### WHAT YOU NEED TO DO
For this exercise, output only the lines between the "Clone this diagram in TikZ." line and the "[note] (cli) at" line, both of them included, and skip all pictures.

[Entries with chart source code]
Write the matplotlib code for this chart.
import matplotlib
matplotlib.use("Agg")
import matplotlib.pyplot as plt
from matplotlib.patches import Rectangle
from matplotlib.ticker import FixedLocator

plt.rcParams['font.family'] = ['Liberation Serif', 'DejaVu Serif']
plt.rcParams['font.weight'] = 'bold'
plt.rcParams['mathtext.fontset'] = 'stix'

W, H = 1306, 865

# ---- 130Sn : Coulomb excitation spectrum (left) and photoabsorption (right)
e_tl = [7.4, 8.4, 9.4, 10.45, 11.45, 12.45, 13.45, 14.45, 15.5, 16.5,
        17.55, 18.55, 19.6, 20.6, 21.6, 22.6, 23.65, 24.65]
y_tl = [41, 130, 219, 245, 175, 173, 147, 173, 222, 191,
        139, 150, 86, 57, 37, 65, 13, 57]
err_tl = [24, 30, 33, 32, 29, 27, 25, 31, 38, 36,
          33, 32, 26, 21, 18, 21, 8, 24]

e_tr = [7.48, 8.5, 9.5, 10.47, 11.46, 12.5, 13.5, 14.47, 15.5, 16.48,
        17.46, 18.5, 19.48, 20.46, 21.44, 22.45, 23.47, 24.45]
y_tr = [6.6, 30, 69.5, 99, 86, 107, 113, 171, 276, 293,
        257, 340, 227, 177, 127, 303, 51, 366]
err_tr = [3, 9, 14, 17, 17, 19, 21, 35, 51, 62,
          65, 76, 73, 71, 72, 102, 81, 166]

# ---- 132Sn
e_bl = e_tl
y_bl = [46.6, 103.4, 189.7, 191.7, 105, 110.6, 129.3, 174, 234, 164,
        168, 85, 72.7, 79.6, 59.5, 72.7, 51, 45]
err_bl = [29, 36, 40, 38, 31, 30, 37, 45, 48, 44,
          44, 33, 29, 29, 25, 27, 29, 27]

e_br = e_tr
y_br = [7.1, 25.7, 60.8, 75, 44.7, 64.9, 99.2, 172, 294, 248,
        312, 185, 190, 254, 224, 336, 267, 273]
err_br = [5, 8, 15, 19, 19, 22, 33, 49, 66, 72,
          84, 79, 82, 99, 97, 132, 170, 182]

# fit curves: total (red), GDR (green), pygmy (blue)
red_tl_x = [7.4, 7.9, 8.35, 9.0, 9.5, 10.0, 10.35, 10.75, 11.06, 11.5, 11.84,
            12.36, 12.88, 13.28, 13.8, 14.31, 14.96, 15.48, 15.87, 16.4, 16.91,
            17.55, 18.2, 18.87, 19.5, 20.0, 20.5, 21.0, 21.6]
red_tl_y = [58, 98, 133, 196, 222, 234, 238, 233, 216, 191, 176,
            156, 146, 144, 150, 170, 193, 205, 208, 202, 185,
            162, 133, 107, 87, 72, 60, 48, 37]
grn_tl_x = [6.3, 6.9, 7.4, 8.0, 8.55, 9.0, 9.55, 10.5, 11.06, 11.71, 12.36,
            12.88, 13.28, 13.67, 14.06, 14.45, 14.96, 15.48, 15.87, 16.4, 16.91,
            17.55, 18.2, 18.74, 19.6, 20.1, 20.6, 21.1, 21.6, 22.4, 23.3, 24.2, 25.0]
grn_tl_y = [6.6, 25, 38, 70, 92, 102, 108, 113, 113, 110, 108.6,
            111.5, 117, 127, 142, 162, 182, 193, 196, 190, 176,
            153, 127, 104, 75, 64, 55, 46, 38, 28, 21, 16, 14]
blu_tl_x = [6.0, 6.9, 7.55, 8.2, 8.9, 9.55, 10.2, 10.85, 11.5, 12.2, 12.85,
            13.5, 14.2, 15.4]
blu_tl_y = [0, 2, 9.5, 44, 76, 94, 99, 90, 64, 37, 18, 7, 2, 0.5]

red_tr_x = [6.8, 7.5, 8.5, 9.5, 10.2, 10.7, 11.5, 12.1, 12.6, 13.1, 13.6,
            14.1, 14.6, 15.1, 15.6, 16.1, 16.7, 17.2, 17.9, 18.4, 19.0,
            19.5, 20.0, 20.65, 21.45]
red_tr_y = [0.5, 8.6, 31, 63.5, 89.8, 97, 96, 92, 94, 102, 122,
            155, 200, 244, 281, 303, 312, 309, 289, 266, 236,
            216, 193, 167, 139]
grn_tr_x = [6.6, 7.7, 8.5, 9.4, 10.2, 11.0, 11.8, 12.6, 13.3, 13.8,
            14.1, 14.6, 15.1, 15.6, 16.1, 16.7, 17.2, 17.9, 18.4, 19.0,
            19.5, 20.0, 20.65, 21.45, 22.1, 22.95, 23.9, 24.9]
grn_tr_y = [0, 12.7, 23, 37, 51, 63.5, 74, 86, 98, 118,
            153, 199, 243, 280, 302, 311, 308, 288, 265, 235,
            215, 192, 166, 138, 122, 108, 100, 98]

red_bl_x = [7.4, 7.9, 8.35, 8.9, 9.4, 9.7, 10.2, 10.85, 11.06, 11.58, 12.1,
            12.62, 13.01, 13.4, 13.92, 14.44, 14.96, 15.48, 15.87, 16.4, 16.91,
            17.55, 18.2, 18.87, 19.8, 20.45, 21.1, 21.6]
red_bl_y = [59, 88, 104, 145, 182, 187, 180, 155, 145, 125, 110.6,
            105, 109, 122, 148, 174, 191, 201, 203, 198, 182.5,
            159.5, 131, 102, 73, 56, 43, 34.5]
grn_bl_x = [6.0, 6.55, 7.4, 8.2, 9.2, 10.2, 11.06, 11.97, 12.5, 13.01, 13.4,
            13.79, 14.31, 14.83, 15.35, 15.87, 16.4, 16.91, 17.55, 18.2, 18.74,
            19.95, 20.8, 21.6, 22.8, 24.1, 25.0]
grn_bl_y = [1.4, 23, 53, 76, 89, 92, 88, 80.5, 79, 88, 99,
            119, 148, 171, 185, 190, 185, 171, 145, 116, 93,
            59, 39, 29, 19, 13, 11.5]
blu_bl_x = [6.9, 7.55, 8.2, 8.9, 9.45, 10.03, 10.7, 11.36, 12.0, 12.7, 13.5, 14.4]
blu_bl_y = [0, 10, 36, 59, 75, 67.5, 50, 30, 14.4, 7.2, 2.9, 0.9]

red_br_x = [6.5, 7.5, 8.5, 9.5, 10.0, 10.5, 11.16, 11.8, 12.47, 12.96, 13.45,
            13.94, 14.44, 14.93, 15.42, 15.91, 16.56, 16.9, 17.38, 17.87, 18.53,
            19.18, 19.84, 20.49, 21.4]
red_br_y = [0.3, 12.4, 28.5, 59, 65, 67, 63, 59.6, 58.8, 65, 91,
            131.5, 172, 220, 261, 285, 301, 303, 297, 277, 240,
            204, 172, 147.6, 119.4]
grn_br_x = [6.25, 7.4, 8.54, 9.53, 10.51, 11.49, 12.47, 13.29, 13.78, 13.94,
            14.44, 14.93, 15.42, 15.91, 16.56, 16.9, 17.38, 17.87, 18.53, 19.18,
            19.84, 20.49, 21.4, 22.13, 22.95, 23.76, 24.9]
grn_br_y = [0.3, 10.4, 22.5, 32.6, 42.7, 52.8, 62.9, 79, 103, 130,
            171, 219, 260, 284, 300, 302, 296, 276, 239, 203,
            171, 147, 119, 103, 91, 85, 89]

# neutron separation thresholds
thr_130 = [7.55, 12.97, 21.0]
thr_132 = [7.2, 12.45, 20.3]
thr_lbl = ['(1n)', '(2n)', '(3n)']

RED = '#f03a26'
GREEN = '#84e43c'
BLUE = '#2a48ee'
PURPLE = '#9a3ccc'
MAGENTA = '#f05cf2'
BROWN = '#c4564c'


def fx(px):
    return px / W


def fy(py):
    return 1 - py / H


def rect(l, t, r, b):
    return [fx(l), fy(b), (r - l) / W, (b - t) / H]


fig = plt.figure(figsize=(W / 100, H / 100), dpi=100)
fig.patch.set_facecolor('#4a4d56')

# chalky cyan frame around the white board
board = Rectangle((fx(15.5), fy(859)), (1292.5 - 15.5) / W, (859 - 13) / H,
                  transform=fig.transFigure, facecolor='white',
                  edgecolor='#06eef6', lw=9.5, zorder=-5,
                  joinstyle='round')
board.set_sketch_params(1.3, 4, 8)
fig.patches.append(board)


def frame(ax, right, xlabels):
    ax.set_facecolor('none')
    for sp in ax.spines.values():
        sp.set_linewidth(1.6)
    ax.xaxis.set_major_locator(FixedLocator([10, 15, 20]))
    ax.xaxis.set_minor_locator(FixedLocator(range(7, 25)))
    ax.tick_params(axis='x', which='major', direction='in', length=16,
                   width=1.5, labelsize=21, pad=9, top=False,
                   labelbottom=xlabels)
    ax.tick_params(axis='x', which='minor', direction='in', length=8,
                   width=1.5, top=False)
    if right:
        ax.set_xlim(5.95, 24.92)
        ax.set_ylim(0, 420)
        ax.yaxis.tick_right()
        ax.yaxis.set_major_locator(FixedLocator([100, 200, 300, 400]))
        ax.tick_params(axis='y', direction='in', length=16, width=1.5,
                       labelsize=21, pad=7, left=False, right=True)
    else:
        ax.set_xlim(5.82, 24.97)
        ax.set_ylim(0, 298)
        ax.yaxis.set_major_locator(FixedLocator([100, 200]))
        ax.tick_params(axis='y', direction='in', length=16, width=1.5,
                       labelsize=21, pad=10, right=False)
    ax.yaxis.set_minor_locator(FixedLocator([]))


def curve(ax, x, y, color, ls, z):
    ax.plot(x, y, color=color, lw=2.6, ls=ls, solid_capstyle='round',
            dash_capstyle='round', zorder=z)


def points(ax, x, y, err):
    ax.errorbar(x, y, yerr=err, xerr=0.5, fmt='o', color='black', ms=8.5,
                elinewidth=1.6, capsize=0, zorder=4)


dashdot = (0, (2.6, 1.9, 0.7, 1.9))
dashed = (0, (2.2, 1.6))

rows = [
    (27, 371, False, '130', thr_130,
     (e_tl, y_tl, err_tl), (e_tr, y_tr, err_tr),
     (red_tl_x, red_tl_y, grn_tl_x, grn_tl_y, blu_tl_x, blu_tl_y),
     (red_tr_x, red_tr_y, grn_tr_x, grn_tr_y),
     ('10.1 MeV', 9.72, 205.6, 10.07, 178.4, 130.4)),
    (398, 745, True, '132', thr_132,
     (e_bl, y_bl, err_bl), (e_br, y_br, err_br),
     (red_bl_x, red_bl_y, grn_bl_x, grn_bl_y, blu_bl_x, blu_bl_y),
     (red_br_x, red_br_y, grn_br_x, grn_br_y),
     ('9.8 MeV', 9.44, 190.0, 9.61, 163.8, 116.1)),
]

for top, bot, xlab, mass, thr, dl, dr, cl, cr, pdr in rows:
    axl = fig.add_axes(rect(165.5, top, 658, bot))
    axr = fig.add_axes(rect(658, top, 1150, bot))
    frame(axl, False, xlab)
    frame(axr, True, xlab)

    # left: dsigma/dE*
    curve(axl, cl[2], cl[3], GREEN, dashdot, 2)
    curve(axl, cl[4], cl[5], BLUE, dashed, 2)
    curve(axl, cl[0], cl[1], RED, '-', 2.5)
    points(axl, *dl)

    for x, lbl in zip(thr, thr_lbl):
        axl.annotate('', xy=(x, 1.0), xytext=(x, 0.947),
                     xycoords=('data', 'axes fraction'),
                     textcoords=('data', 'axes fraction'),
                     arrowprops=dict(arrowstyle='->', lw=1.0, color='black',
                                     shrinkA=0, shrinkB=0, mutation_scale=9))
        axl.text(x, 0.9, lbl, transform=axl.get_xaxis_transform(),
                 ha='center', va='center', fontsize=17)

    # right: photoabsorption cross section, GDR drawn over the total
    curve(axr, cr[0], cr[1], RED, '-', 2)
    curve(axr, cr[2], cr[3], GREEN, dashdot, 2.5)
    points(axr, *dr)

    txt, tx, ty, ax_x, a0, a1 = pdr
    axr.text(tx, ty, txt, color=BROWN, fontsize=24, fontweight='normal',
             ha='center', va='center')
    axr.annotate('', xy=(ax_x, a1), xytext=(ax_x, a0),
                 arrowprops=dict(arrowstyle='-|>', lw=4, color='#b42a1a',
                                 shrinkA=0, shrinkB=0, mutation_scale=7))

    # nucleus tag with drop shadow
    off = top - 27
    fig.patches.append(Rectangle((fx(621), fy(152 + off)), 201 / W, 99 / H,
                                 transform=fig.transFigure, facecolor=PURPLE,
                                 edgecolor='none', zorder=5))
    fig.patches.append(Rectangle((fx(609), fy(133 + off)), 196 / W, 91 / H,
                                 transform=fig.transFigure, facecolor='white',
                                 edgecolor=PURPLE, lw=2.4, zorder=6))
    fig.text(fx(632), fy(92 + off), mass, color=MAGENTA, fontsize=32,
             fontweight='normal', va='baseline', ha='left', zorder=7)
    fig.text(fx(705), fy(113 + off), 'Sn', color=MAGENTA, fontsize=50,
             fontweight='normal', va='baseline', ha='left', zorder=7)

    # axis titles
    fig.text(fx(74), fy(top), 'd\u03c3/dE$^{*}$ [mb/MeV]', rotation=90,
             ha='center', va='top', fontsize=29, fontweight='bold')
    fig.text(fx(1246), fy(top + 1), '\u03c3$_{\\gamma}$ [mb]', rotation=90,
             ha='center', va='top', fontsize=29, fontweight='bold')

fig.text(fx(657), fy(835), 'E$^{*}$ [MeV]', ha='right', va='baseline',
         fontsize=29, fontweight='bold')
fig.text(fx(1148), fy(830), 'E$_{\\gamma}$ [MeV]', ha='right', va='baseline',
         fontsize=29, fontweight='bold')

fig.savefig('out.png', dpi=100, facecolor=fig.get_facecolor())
...
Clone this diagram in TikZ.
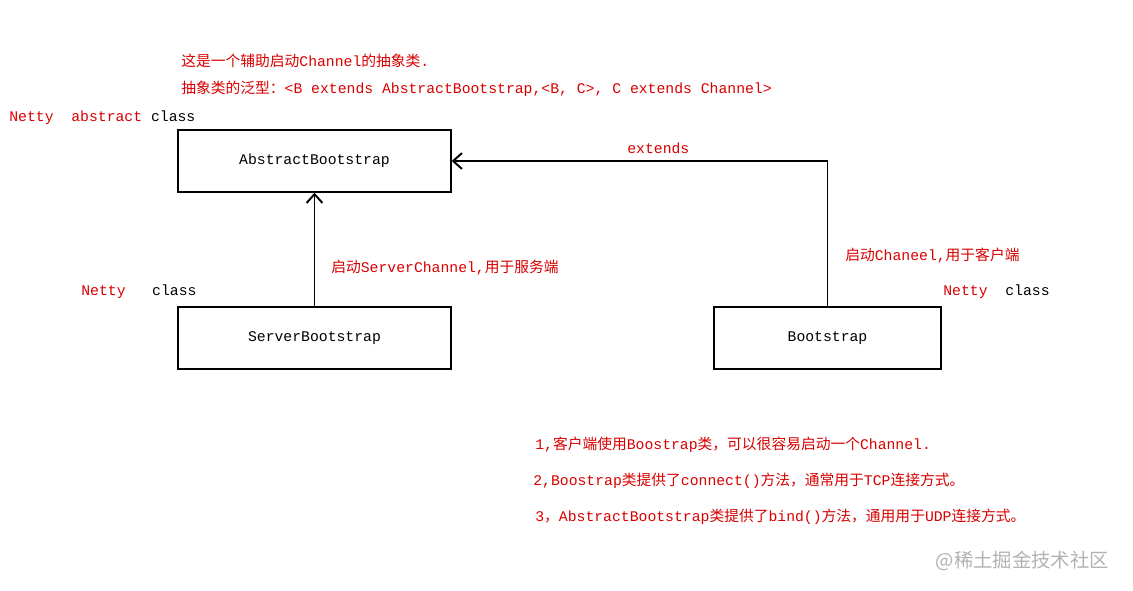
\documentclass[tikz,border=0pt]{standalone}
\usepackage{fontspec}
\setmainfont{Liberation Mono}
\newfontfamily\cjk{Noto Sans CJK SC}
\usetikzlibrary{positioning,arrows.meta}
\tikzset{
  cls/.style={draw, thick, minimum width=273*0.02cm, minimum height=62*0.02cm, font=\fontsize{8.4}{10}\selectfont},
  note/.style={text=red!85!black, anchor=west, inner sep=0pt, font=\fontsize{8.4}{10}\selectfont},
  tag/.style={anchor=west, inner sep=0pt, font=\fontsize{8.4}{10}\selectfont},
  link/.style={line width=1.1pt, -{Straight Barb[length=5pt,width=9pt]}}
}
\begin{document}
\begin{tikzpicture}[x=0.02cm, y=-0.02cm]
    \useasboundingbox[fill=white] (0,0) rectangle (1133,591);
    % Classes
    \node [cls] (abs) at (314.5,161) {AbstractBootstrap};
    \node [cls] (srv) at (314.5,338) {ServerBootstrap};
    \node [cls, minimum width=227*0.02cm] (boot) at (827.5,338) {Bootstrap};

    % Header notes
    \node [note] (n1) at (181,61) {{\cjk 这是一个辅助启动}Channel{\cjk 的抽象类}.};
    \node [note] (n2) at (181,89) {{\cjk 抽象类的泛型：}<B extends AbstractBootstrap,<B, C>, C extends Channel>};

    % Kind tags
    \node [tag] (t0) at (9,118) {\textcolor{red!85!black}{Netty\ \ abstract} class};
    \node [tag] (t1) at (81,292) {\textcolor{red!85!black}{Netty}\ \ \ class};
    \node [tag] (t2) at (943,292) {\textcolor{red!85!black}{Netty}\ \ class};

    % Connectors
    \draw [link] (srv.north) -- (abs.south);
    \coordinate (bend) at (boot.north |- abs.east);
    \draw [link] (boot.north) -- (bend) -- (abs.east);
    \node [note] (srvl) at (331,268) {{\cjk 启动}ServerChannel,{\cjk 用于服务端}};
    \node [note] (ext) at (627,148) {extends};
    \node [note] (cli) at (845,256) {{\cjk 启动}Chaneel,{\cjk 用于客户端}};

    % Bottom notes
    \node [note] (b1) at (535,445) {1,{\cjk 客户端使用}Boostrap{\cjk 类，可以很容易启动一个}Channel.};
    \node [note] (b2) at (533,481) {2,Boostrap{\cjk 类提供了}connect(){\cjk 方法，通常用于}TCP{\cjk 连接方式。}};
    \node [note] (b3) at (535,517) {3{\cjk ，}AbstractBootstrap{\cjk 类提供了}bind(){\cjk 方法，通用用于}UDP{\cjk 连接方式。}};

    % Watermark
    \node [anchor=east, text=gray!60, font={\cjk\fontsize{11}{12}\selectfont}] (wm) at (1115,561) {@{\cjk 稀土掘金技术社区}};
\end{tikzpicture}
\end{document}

### EXERCISE SOLUTION
Clone this diagram in TikZ.
\documentclass[tikz,border=0pt]{standalone}
\usepackage{fontspec}
\setmainfont{Liberation Mono}
\newfontfamily\cjk{Noto Sans CJK SC}
\usetikzlibrary{positioning,arrows.meta}
\tikzset{
  cls/.style={draw, thick, minimum width=273*0.02cm, minimum height=62*0.02cm, font=\fontsize{8.4}{10}\selectfont},
  note/.style={text=red!85!black, anchor=west, inner sep=0pt, font=\fontsize{8.4}{10}\selectfont},
  tag/.style={anchor=west, inner sep=0pt, font=\fontsize{8.4}{10}\selectfont},
  link/.style={line width=1.1pt, -{Straight Barb[length=5pt,width=9pt]}}
}
\begin{document}
\begin{tikzpicture}[x=0.02cm, y=-0.02cm]
    \useasboundingbox[fill=white] (0,0) rectangle (1133,591);
    % Classes
    \node [cls] (abs) at (314.5,161) {AbstractBootstrap};
    \node [cls] (srv) at (314.5,338) {ServerBootstrap};
    \node [cls, minimum width=227*0.02cm] (boot) at (827.5,338) {Bootstrap};

    % Header notes
    \node [note] (n1) at (181,61) {{\cjk 这是一个辅助启动}Channel{\cjk 的抽象类}.};
    \node [note] (n2) at (181,89) {{\cjk 抽象类的泛型：}<B extends AbstractBootstrap,<B, C>, C extends Channel>};

    % Kind tags
    \node [tag] (t0) at (9,118) {\textcolor{red!85!black}{Netty\ \ abstract} class};
    \node [tag] (t1) at (81,292) {\textcolor{red!85!black}{Netty}\ \ \ class};
    \node [tag] (t2) at (943,292) {\textcolor{red!85!black}{Netty}\ \ class};

    % Connectors
    \draw [link] (srv.north) -- (abs.south);
    \coordinate (bend) at (boot.north |- abs.east);
    \draw [link] (boot.north) -- (bend) -- (abs.east);
    \node [note] (srvl) at (331,268) {{\cjk 启动}ServerChannel,{\cjk 用于服务端}};
    \node [note] (ext) at (627,148) {extends};
    \node [note] (cli) at (845,256) {{\cjk 启动}Chaneel,{\cjk 用于客户端}};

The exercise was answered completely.